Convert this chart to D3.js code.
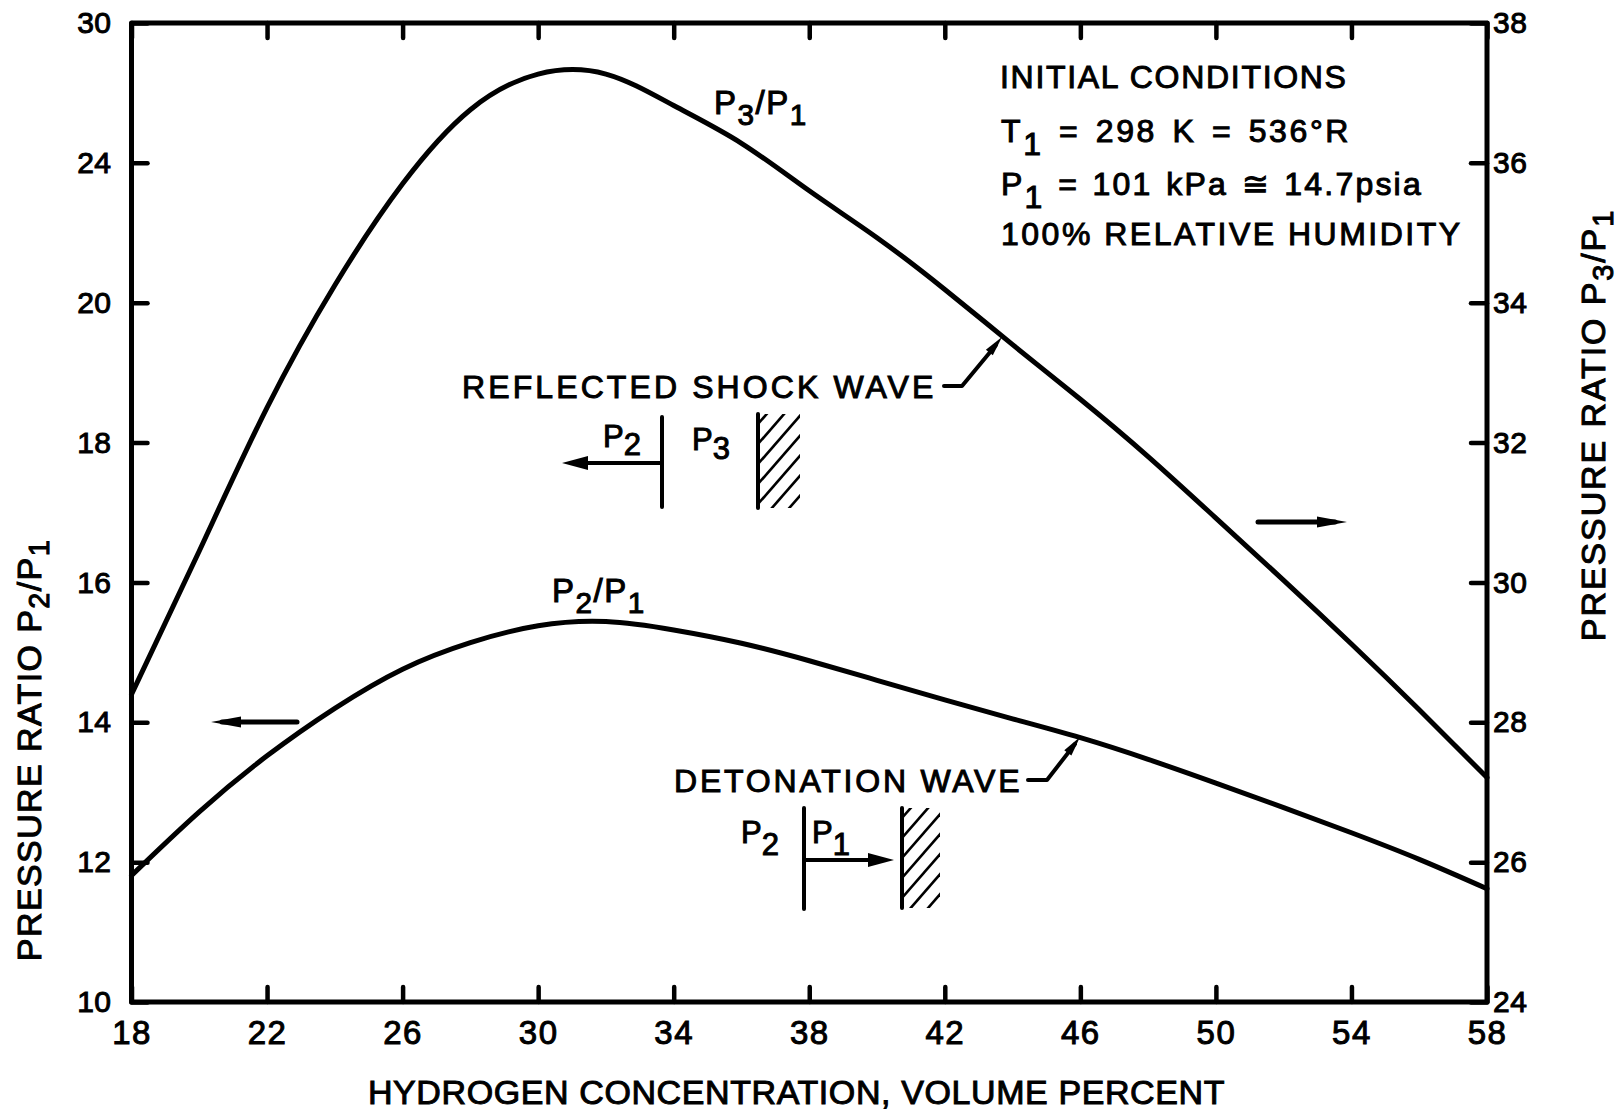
<!DOCTYPE html>
<html>
<head>
<meta charset="utf-8">
<script src="https://cdn.jsdelivr.net/npm/d3@7"></script>
<style>
  html, body { margin: 0; padding: 0; background: #fff; }
  svg { display: block; }
  text { font-family: "Liberation Sans", Arial, Helvetica, sans-serif; fill: #000; stroke: #000; stroke-width: 1px; }
</style>
</head>
<body>
<svg id="chart" width="1623" height="1114"></svg>
<script>
// ---------------- DATA ----------------
const hydrogenPct = [18, 20, 22, 24, 26, 28, 30, 32, 34, 36, 38, 40, 42, 44, 46, 48, 50, 52, 54, 56, 58];
// Reflected shock wave P3/P1 (right axis)
const ratioP3P1 = [28.40, 30.45, 32.50, 34.25, 35.70, 36.76, 37.27, 37.27, 36.82, 36.28, 35.60, 34.93, 34.19, 33.40, 32.62, 31.80, 30.92, 30.03, 29.12, 28.18, 27.21];
// Detonation wave P2/P1 (left axis)
const ratioP2P1 = [11.81, 12.72, 13.52, 14.20, 14.76, 15.14, 15.38, 15.44, 15.32, 15.13, 14.88, 14.60, 14.32, 14.05, 13.78, 13.47, 13.13, 12.78, 12.42, 12.04, 11.62];

const xTickValues = [18, 22, 26, 30, 34, 38, 42, 46, 50, 54, 58];
const leftTickValues = [10, 12, 14, 16, 18, 20, 22, 24];
const leftTickLabels = ["10", "12", "14", "16", "18", "20", "24", "30"];
const rightTickValues = [24, 26, 28, 30, 32, 34, 36, 38];
const rightTickLabels = ["24", "26", "28", "30", "32", "34", "36", "38"];

// ---------------- LAYOUT ----------------
const svg = d3.select("#chart");
const L = 131.5, R = 1487, T = 23, B = 1002;
const x = d3.scaleLinear().domain([18, 58]).range([L, R]);
const yL = d3.scaleLinear().domain([10, 24]).range([B, T]);
const yR = d3.scaleLinear().domain([24, 38]).range([B, T]);

function styleAxis(g, fontSize, ls) {
  g.select(".domain").remove();
  g.selectAll(".tick line").attr("stroke", "#000").attr("stroke-width", 4.5).attr("stroke-linecap", "round");
  g.selectAll(".tick text").attr("font-size", fontSize).attr("letter-spacing", ls || 0)
    .attr("font-family", null);
}

// axes with inward ticks
svg.append("g").attr("transform", `translate(0,${B})`)
  .call(d3.axisBottom(x).tickValues(xTickValues).tickSize(-15).tickPadding(19).tickFormat(d3.format("d")))
  .call(g => styleAxis(g, 33, 1.5));
svg.append("g").attr("transform", `translate(0,${T})`)
  .call(d3.axisTop(x).tickValues(xTickValues).tickSize(-15).tickFormat(""))
  .call(g => styleAxis(g, 30));
svg.append("g").attr("transform", `translate(${L},0)`)
  .call(d3.axisLeft(yL).tickValues(leftTickValues).tickSize(-16).tickPadding(20)
    .tickFormat((d, i) => leftTickLabels[i]))
  .call(g => styleAxis(g, 30, 0.5));
svg.append("g").attr("transform", `translate(${R},0)`)
  .call(d3.axisRight(yR).tickValues(rightTickValues).tickSize(-16).tickPadding(6)
    .tickFormat((d, i) => rightTickLabels[i]))
  .call(g => styleAxis(g, 30, 0.5));

// frame
svg.append("rect").attr("x", L).attr("y", T).attr("width", R - L).attr("height", B - T)
  .attr("fill", "none").attr("stroke", "#000").attr("stroke-width", 5).attr("stroke-linejoin", "round");

// curves
const lineP3 = d3.line().x((d, i) => x(hydrogenPct[i])).y(d => yR(d)).curve(d3.curveNatural);
const lineP2 = d3.line().x((d, i) => x(hydrogenPct[i])).y(d => yL(d)).curve(d3.curveNatural);
svg.append("path").attr("d", lineP3(ratioP3P1)).attr("fill", "none").attr("stroke", "#000")
  .attr("stroke-width", 5).attr("stroke-linejoin", "round").attr("stroke-linecap", "round");
svg.append("path").attr("d", lineP2(ratioP2P1)).attr("fill", "none").attr("stroke", "#000")
  .attr("stroke-width", 5).attr("stroke-linejoin", "round").attr("stroke-linecap", "round");

// ---------------- TEXT HELPERS ----------------
// segs: array of [string, isSub]
function rich(parent, xPos, yPos, segs, opts) {
  const o = Object.assign({ size: 32, ls: 0, ws: 0, anchor: "start", sub: 11, subScale: 0.88, transform: null }, opts || {});
  const t = parent.append("text").attr("font-size", o.size).attr("letter-spacing", o.ls)
    .attr("word-spacing", o.ws).attr("text-anchor", o.anchor);
  if (o.transform) t.attr("transform", o.transform); else t.attr("x", xPos).attr("y", yPos);
  let lowered = false;
  segs.forEach(([s, isSub]) => {
    const ts = t.append("tspan").text(s);
    if (isSub && !lowered) { ts.attr("dy", o.sub).attr("font-size", o.size * o.subScale); lowered = true; }
    else if (isSub) { ts.attr("font-size", o.size * o.subScale); }
    else if (!isSub && lowered) { ts.attr("dy", -o.sub); lowered = false; }
  });
  return t;
}

// axis titles
svg.append("text").attr("x", (369 + 1224) / 2).attr("y", 1104).attr("text-anchor", "middle")
  .attr("font-size", 34).attr("letter-spacing", 0.6).text("HYDROGEN CONCENTRATION, VOLUME PERCENT");
rich(svg, 0, 0, [["PRESSURE RATIO P", false], ["2", true], ["/P", false], ["1", true]],
  { size: 34, ls: 1.4, anchor: "middle", sub: 8, subScale: 0.85, transform: "translate(41,750) rotate(-90)" });
rich(svg, 0, 0, [["PRESSURE  RATIO P", false], ["3", true], ["/P", false], ["1", true]],
  { size: 34, ls: 1.9, anchor: "middle", sub: 8, subScale: 0.85, transform: "translate(1605,425) rotate(-90)" });

// initial conditions
svg.append("text").attr("x", 1000).attr("y", 88).attr("font-size", 32).attr("letter-spacing", 1.7).text("INITIAL CONDITIONS");
rich(svg, 1001, 142, [["T", false], ["1", true], [" = 298 K = 536°R", false]], { size: 32, ls: 2.6, ws: 4, sub: 13, subScale: 1 });
rich(svg, 1001, 195, [["P", false], ["1", true], [" = 101 kPa ≅ 14.7psia", false]], { size: 32, ls: 2.2, ws: 2.5, sub: 13, subScale: 1 });
svg.append("text").attr("x", 1001).attr("y", 245).attr("font-size", 32).attr("letter-spacing", 2.5).text("100% RELATIVE HUMIDITY");

// curve labels
rich(svg, 714, 114, [["P", false], ["3", true], ["/P", false], ["1", true]], { size: 33, ls: 1.5, sub: 11, subScale: 0.9 });
rich(svg, 552, 602, [["P", false], ["2", true], ["/P", false], ["1", true]], { size: 33, ls: 1.5, sub: 11, subScale: 0.9 });

// annotation labels
svg.append("text").attr("x", 462).attr("y", 398).attr("font-size", 32).attr("letter-spacing", 3.1).text("REFLECTED SHOCK WAVE");
svg.append("text").attr("x", 674).attr("y", 792).attr("font-size", 32).attr("letter-spacing", 2.8).text("DETONATION WAVE");

// ---------------- ANNOTATION GRAPHICS ----------------
function arrowHead(g, x1, y1, x2, y2, len, half) {
  const a = Math.atan2(y2 - y1, x2 - x1);
  const bx = x2 - len * Math.cos(a), by = y2 - len * Math.sin(a);
  const px = -Math.sin(a) * half, py = Math.cos(a) * half;
  g.append("path").attr("d", `M${x2},${y2}L${bx + px},${by + py}L${bx - px},${by - py}Z`).attr("fill", "#000");
}
function seg(g, pts, w) {
  g.append("path").attr("d", d3.line()(pts)).attr("fill", "none").attr("stroke", "#000")
    .attr("stroke-width", w).attr("stroke-linecap", "round").attr("stroke-linejoin", "round");
}
const ann = svg.append("g");

// axis-direction arrows
seg(ann, [[297, 722], [222, 722]], 5);
arrowHead(ann, 297, 722, 211, 722, 30, 5.5);
seg(ann, [[1258, 522], [1335, 522]], 5);
arrowHead(ann, 1258, 522, 1347, 522, 30, 5.5);

// leaders
seg(ann, [[944, 386], [962, 386], [996, 345]], 4);
arrowHead(ann, 962, 386, 1002, 337, 20, 4.5);
seg(ann, [[1028, 780], [1047, 780], [1075, 744]], 4);
arrowHead(ann, 1047, 780, 1080, 737, 20, 4.5);

// hatched wall helper
let clipId = 0;
function wall(g, wx, y0, y1, w) {
  seg(g, [[wx, y0], [wx, y1]], 4);
  const id = "clipw" + (clipId++);
  svg.append("clipPath").attr("id", id).append("rect").attr("x", wx).attr("y", y0).attr("width", w).attr("height", y1 - y0);
  const hg = g.append("g").attr("clip-path", `url(#${id})`);
  for (let yy = y0 + 10; yy < y1 + 50; yy += 20) {
    hg.append("line").attr("x1", wx).attr("y1", yy).attr("x2", wx + w + 4).attr("y2", yy - (w + 4) * 1.15)
      .attr("stroke", "#000").attr("stroke-width", 2.6);
  }
}

// reflected shock diagram
seg(ann, [[662, 417], [662, 507]], 4);
seg(ann, [[662, 463], [585, 463]], 4);
arrowHead(ann, 662, 463, 562, 463, 26, 7);
rich(svg, 603, 447, [["P", false], ["2", true]], { size: 31, sub: 8, subScale: 1 });
rich(svg, 692, 450, [["P", false], ["3", true]], { size: 31, sub: 9, subScale: 1 });
wall(ann, 758, 414, 508, 42);

// detonation diagram
seg(ann, [[804, 808], [804, 909]], 4);
seg(ann, [[805, 860], [872, 860]], 4);
arrowHead(ann, 805, 860, 894, 860, 26, 7);
rich(svg, 741, 843, [["P", false], ["2", true]], { size: 31, sub: 12, subScale: 1 });
rich(svg, 812, 843, [["P", false], ["1", true]], { size: 31, sub: 12, subScale: 1 });
wall(ann, 902, 808, 908, 38);
</script>
</body>
</html>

_____

→ **What is needed**: Copy each line above that contains the string "chart".

→ **The solution**:
Convert this chart to D3.js code.
<svg id="chart" width="1623" height="1114"></svg>
const svg = d3.select("#chart");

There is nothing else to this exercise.